We can compute $b_t b_{t -1} \cdots b_{t -i + 1} = a^i \frac{ 1- a^{t - i - 1}} {1 - a^{t-1}}$ by cancelation.

$$\begin{split}
  Q_{t+1} &= Q_t + \beta_t (R_t - Q_t) = \beta_t R_t + Q_t (1 - \beta_t) \\
  &= \beta_t R_t + \sum^{t-2}_{i=1} b_t\cdots b_{t -i + 1} \beta_{t-i} R_{t-i} + b_t \cdots b_1 Q_1 \\
  &= \beta_t R_t + \sum^{t-1}_{i=1} a^i \frac{ 1- a^{t - i}} {1 - a^{t}} \beta_{t-i} R_{t-i} + a^t \frac{1 - a^0}{1-a^t} Q_1\\
  &=  \frac{1- a}{1 - a^{t-1}}\sum^{t-1}_{i=0} a^{i - 1} R_{t-i} + 0
\end{split}$$

Therefore it is expoential recency weighted, and since $Q_1$ vanishes, it has no bias.


Ex 2.8:
  The action is chosen by $$A_t = argmax\left[ Q_t(a) + c \sqrt{\frac{lnt}{N_t(a)}} \right]$$
  
  At the begining 10 actions, all 10 actions are explored since $N_t = 0$ for all actions. At the 11th time step, $N_t = 1$ for all actions, so we pick the action with highest $Q_t(a)$ which gives the peak. After the 11th time steps, the confidence of action with highest $Q$ is reduced since $N_t = 2$ for that action.
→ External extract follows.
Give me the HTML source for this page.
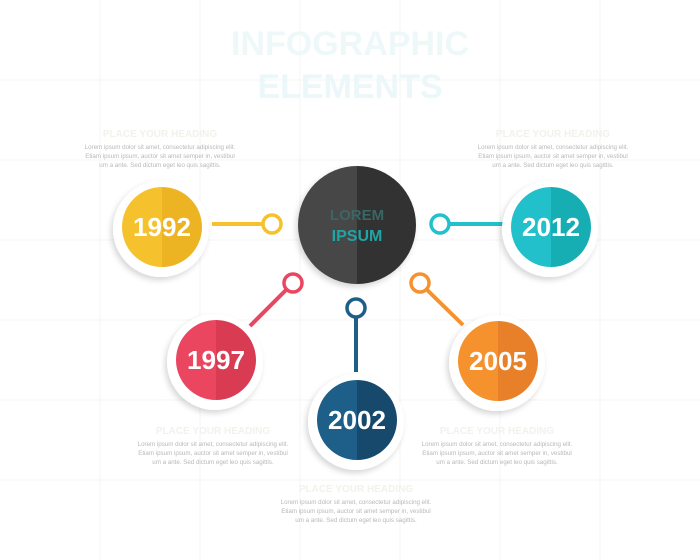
<!DOCTYPE html>
<html><head><meta charset="utf-8">
<style>
html,body{margin:0;padding:0;background:#fff;}
svg{display:block;font-family:"Liberation Sans",sans-serif;}
</style></head>
<body>
<svg id="s" width="700" height="559" viewBox="0 0 700 559">
<defs>
<filter id="sh" x="-30%" y="-30%" width="160%" height="160%"><feDropShadow dx="-2" dy="3" stdDeviation="3" flood-color="#000" flood-opacity="0.16"/></filter>
</defs>
<g id="grid"></g>
<text x="350" y="55" text-anchor="middle" font-size="34" font-weight="bold" fill="#eef8f9">INFOGRAPHIC</text>
<text x="350" y="98" text-anchor="middle" font-size="34" font-weight="bold" fill="#ebf7f9">ELEMENTS</text>
<g id="texts"></g>
<g id="links"></g>
<g id="nodes"></g>
<g filter="url(#sh)">
<path d="M357 166 A59 59 0 0 0 357 284 Z" fill="#474747"/>
<path d="M357 166 A59 59 0 0 1 357 284 Z" fill="#333"/>
</g>
<text x="357" y="220" text-anchor="middle" font-size="15" font-weight="bold" fill="#3a6666">LOREM</text>
<text x="357" y="241" text-anchor="middle" font-size="16" font-weight="bold" fill="#1fa5a5">IPSUM</text>
</svg>
<script>
const years=["1992","1997","2002","2005","2012"];
const colorsL=["#f5c22e","#ea4660","#1d5f88","#f6922e","#22c0ca"];
const colorsR=["#ecb423","#d93b53","#17496c","#e8802a","#16adb3"];
const nodeX=[162,216,357,498,551];
const nodeY=[227,360,420,361,227];
const ringX=[272,293,356,420,440];
const ringY=[224,283,308,283,224];
const lineEndX=[212,250,356,463,505];
const lineEndY=[224,326,372,325,224];
const textX=[160,213,356,497,553];
const textY=[133,430,488,430,133];
const NS="http://www.w3.org/2000/svg";
function mk(t,a,p){const e=document.createElementNS(NS,t);for(const k in a)e.setAttribute(k,a[k]);p.appendChild(e);return e;}
const grid=document.getElementById('grid');
for(let i=1;i<7;i++){mk('line',{x1:i*100,y1:0,x2:i*100,y2:559,stroke:'#f4f4f4','stroke-width':1},grid);}
for(let j=1;j<7;j++){mk('line',{x1:0,y1:j*80,x2:700,y2:j*80,stroke:'#f4f4f4','stroke-width':1},grid);}
const links=document.getElementById('links'),nodes=document.getElementById('nodes'),texts=document.getElementById('texts');
const body=["Lorem ipsum dolor sit amet, consectetur adipiscing elit.","Etiam ipsum ipsum, auctor sit amet semper in, vestibul","um a ante. Sed dictum eget leo quis sagittis."];
years.forEach((y,i)=>{
  const ln=mk('line',{x1:ringX[i],y1:ringY[i],x2:lineEndX[i],y2:lineEndY[i],stroke:colorsL[i],'stroke-width':4},links);
  
  
  const rg=mk('circle',{cx:ringX[i],cy:ringY[i],r:9,fill:'#fff',stroke:colorsL[i],'stroke-width':3.5},links);
  
  
  const g=mk('g',{},nodes);
  
  
  mk('circle',{cx:nodeX[i]-1,cy:nodeY[i]+2,r:48,fill:'#fff',filter:'url(#sh)'},g);
  const cx=nodeX[i],cy=nodeY[i],r=40;
  mk('path',{d:`M${cx} ${cy-r} A${r} ${r} 0 0 0 ${cx} ${cy+r} Z`,fill:colorsL[i]},g);
  mk('path',{d:`M${cx} ${cy-r} A${r} ${r} 0 0 1 ${cx} ${cy+r} Z`,fill:colorsR[i]},g);
  const t=mk('text',{x:cx,y:cy+9,'text-anchor':'middle','font-size':26,'font-weight':'bold',fill:'#fff',textLength:58,lengthAdjust:'spacingAndGlyphs'},g);
  t.textContent=y;
  
  
  const tb=mk('g',{},texts);
  
  
  const h=mk('text',{x:textX[i],y:textY[i]+4,'text-anchor':'middle','font-size':10,'font-weight':'bold',fill:'#f3f1ec'},tb);
  h.textContent="PLACE YOUR HEADING";
  body.forEach((l,k)=>{const tt=mk('text',{x:textX[i],y:textY[i]+16+k*9,'text-anchor':'middle','font-size':6.2,fill:'#b8b8b8'},tb);tt.textContent=l;});
});
</script>
</body></html>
It will go on and select the 2nd , 3rd, 4th action with highest $Q$,  

Ex 2.9:
For two actions A and B, $$ \pi_t(A) = \frac{exp(H_t(A))}{exp(H_t(A)) + exp(H_t(B))} = \frac{1}{1 + exp(- [H_t(B) + H_t(A)])} $$. Let $a_t = H_t(B) + H_t(A)$,  we have a sigmoid distribution.